_Task requirements_
Transcribe every line exactly. Leave the pictures behind.

_Material_
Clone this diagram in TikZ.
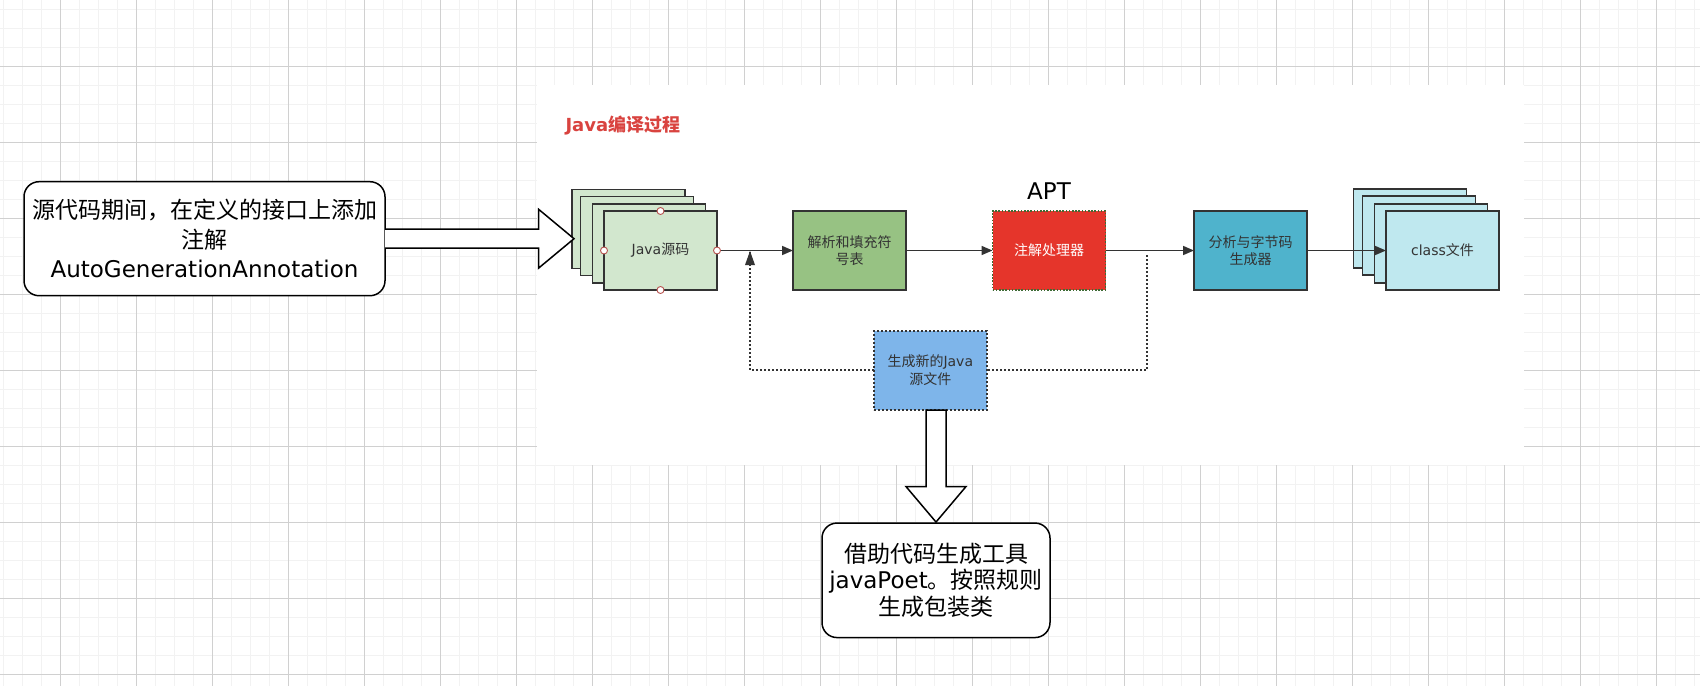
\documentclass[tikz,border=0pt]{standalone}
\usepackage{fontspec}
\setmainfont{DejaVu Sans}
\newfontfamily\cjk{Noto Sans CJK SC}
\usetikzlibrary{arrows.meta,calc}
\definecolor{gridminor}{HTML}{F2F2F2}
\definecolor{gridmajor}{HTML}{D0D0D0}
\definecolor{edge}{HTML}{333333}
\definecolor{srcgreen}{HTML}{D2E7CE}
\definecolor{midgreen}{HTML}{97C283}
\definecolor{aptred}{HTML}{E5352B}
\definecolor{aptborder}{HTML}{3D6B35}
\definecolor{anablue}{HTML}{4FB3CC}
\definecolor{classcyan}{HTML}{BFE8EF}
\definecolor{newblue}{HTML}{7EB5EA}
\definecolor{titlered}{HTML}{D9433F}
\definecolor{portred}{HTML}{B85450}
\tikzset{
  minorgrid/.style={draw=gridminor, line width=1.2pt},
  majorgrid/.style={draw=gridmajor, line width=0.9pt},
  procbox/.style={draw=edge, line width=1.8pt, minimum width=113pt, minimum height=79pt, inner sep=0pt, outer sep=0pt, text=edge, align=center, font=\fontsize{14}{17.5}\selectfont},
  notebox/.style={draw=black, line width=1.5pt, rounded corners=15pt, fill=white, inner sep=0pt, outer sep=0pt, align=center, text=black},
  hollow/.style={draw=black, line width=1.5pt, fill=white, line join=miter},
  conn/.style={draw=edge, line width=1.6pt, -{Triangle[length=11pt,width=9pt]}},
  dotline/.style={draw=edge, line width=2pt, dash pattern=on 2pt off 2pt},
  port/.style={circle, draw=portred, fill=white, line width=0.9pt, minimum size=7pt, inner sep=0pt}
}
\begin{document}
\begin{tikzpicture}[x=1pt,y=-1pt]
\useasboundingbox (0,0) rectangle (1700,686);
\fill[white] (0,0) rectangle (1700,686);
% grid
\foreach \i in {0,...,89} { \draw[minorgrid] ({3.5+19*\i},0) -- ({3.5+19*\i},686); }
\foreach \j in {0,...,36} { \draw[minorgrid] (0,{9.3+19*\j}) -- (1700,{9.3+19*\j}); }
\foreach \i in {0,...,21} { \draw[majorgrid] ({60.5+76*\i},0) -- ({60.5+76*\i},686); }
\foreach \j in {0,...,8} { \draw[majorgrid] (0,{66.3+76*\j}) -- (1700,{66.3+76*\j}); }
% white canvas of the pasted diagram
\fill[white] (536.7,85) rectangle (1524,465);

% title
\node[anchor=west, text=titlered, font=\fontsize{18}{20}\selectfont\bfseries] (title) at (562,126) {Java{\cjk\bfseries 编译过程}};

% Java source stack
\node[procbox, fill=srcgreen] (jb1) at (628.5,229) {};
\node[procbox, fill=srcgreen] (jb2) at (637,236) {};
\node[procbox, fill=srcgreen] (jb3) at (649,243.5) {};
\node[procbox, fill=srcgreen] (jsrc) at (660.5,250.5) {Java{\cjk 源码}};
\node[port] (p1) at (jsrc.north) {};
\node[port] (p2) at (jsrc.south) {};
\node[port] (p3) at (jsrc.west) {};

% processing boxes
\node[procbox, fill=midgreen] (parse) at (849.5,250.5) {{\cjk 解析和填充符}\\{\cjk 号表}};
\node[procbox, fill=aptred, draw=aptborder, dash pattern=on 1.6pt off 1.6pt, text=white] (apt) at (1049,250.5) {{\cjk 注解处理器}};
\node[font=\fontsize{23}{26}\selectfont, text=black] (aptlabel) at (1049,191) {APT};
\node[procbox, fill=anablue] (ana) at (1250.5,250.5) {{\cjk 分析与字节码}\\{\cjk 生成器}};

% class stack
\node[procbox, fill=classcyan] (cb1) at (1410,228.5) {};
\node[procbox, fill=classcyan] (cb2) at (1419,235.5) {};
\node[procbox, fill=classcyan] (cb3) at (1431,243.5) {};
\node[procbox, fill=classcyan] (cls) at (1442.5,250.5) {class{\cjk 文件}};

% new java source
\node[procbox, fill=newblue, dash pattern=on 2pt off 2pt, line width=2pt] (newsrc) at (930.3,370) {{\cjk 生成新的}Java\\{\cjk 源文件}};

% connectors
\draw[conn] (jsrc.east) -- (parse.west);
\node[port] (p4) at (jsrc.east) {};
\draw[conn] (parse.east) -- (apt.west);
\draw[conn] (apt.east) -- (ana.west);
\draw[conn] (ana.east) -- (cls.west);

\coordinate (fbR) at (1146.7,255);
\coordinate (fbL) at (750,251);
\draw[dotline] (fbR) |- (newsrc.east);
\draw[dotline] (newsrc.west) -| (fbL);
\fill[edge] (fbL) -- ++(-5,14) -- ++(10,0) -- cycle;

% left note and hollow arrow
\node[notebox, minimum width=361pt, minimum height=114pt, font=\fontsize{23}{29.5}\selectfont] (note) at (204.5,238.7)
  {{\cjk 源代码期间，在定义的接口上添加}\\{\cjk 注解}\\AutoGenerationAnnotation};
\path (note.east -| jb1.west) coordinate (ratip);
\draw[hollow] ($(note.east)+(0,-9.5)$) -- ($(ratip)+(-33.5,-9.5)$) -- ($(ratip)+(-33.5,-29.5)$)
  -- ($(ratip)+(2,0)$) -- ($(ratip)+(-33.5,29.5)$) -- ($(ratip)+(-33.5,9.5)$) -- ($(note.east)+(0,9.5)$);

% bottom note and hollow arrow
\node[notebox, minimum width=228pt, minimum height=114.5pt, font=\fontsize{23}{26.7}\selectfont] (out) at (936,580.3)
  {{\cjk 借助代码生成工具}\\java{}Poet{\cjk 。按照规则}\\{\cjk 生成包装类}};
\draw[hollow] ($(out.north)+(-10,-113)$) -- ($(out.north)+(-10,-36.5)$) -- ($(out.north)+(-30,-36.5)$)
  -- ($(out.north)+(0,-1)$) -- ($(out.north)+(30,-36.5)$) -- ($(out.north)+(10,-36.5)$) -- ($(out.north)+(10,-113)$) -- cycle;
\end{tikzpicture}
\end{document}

_Finished exercise_
Clone this diagram in TikZ.
\documentclass[tikz,border=0pt]{standalone}
\usepackage{fontspec}
\setmainfont{DejaVu Sans}
\newfontfamily\cjk{Noto Sans CJK SC}
\usetikzlibrary{arrows.meta,calc}
\definecolor{gridminor}{HTML}{F2F2F2}
\definecolor{gridmajor}{HTML}{D0D0D0}
\definecolor{edge}{HTML}{333333}
\definecolor{srcgreen}{HTML}{D2E7CE}
\definecolor{midgreen}{HTML}{97C283}
\definecolor{aptred}{HTML}{E5352B}
\definecolor{aptborder}{HTML}{3D6B35}
\definecolor{anablue}{HTML}{4FB3CC}
\definecolor{classcyan}{HTML}{BFE8EF}
\definecolor{newblue}{HTML}{7EB5EA}
\definecolor{titlered}{HTML}{D9433F}
\definecolor{portred}{HTML}{B85450}
\tikzset{
  minorgrid/.style={draw=gridminor, line width=1.2pt},
  majorgrid/.style={draw=gridmajor, line width=0.9pt},
  procbox/.style={draw=edge, line width=1.8pt, minimum width=113pt, minimum height=79pt, inner sep=0pt, outer sep=0pt, text=edge, align=center, font=\fontsize{14}{17.5}\selectfont},
  notebox/.style={draw=black, line width=1.5pt, rounded corners=15pt, fill=white, inner sep=0pt, outer sep=0pt, align=center, text=black},
  hollow/.style={draw=black, line width=1.5pt, fill=white, line join=miter},
  conn/.style={draw=edge, line width=1.6pt, -{Triangle[length=11pt,width=9pt]}},
  dotline/.style={draw=edge, line width=2pt, dash pattern=on 2pt off 2pt},
  port/.style={circle, draw=portred, fill=white, line width=0.9pt, minimum size=7pt, inner sep=0pt}
}
\begin{document}
\begin{tikzpicture}[x=1pt,y=-1pt]
\useasboundingbox (0,0) rectangle (1700,686);
\fill[white] (0,0) rectangle (1700,686);
% grid
\foreach \i in {0,...,89} { \draw[minorgrid] ({3.5+19*\i},0) -- ({3.5+19*\i},686); }
\foreach \j in {0,...,36} { \draw[minorgrid] (0,{9.3+19*\j}) -- (1700,{9.3+19*\j}); }
\foreach \i in {0,...,21} { \draw[majorgrid] ({60.5+76*\i},0) -- ({60.5+76*\i},686); }
\foreach \j in {0,...,8} { \draw[majorgrid] (0,{66.3+76*\j}) -- (1700,{66.3+76*\j}); }
% white canvas of the pasted diagram
\fill[white] (536.7,85) rectangle (1524,465);

% title
\node[anchor=west, text=titlered, font=\fontsize{18}{20}\selectfont\bfseries] (title) at (562,126) {Java{\cjk\bfseries 编译过程}};

% Java source stack
\node[procbox, fill=srcgreen] (jb1) at (628.5,229) {};
\node[procbox, fill=srcgreen] (jb2) at (637,236) {};
\node[procbox, fill=srcgreen] (jb3) at (649,243.5) {};
\node[procbox, fill=srcgreen] (jsrc) at (660.5,250.5) {Java{\cjk 源码}};
\node[port] (p1) at (jsrc.north) {};
\node[port] (p2) at (jsrc.south) {};
\node[port] (p3) at (jsrc.west) {};

% processing boxes
\node[procbox, fill=midgreen] (parse) at (849.5,250.5) {{\cjk 解析和填充符}\\{\cjk 号表}};
\node[procbox, fill=aptred, draw=aptborder, dash pattern=on 1.6pt off 1.6pt, text=white] (apt) at (1049,250.5) {{\cjk 注解处理器}};
\node[font=\fontsize{23}{26}\selectfont, text=black] (aptlabel) at (1049,191) {APT};
\node[procbox, fill=anablue] (ana) at (1250.5,250.5) {{\cjk 分析与字节码}\\{\cjk 生成器}};

% class stack
\node[procbox, fill=classcyan] (cb1) at (1410,228.5) {};
\node[procbox, fill=classcyan] (cb2) at (1419,235.5) {};
\node[procbox, fill=classcyan] (cb3) at (1431,243.5) {};
\node[procbox, fill=classcyan] (cls) at (1442.5,250.5) {class{\cjk 文件}};

% new java source
\node[procbox, fill=newblue, dash pattern=on 2pt off 2pt, line width=2pt] (newsrc) at (930.3,370) {{\cjk 生成新的}Java\\{\cjk 源文件}};

% connectors
\draw[conn] (jsrc.east) -- (parse.west);
\node[port] (p4) at (jsrc.east) {};
\draw[conn] (parse.east) -- (apt.west);
\draw[conn] (apt.east) -- (ana.west);
\draw[conn] (ana.east) -- (cls.west);

\coordinate (fbR) at (1146.7,255);
\coordinate (fbL) at (750,251);
\draw[dotline] (fbR) |- (newsrc.east);
\draw[dotline] (newsrc.west) -| (fbL);
\fill[edge] (fbL) -- ++(-5,14) -- ++(10,0) -- cycle;

% left note and hollow arrow
\node[notebox, minimum width=361pt, minimum height=114pt, font=\fontsize{23}{29.5}\selectfont] (note) at (204.5,238.7)
  {{\cjk 源代码期间，在定义的接口上添加}\\{\cjk 注解}\\AutoGenerationAnnotation};
\path (note.east -| jb1.west) coordinate (ratip);
\draw[hollow] ($(note.east)+(0,-9.5)$) -- ($(ratip)+(-33.5,-9.5)$) -- ($(ratip)+(-33.5,-29.5)$)
  -- ($(ratip)+(2,0)$) -- ($(ratip)+(-33.5,29.5)$) -- ($(ratip)+(-33.5,9.5)$) -- ($(note.east)+(0,9.5)$);

% bottom note and hollow arrow
\node[notebox, minimum width=228pt, minimum height=114.5pt, font=\fontsize{23}{26.7}\selectfont] (out) at (936,580.3)
  {{\cjk 借助代码生成工具}\\java{}Poet{\cjk 。按照规则}\\{\cjk 生成包装类}};
\draw[hollow] ($(out.north)+(-10,-113)$) -- ($(out.north)+(-10,-36.5)$) -- ($(out.north)+(-30,-36.5)$)
  -- ($(out.north)+(0,-1)$) -- ($(out.north)+(30,-36.5)$) -- ($(out.north)+(10,-36.5)$) -- ($(out.north)+(10,-113)$) -- cycle;
\end{tikzpicture}
\end{document}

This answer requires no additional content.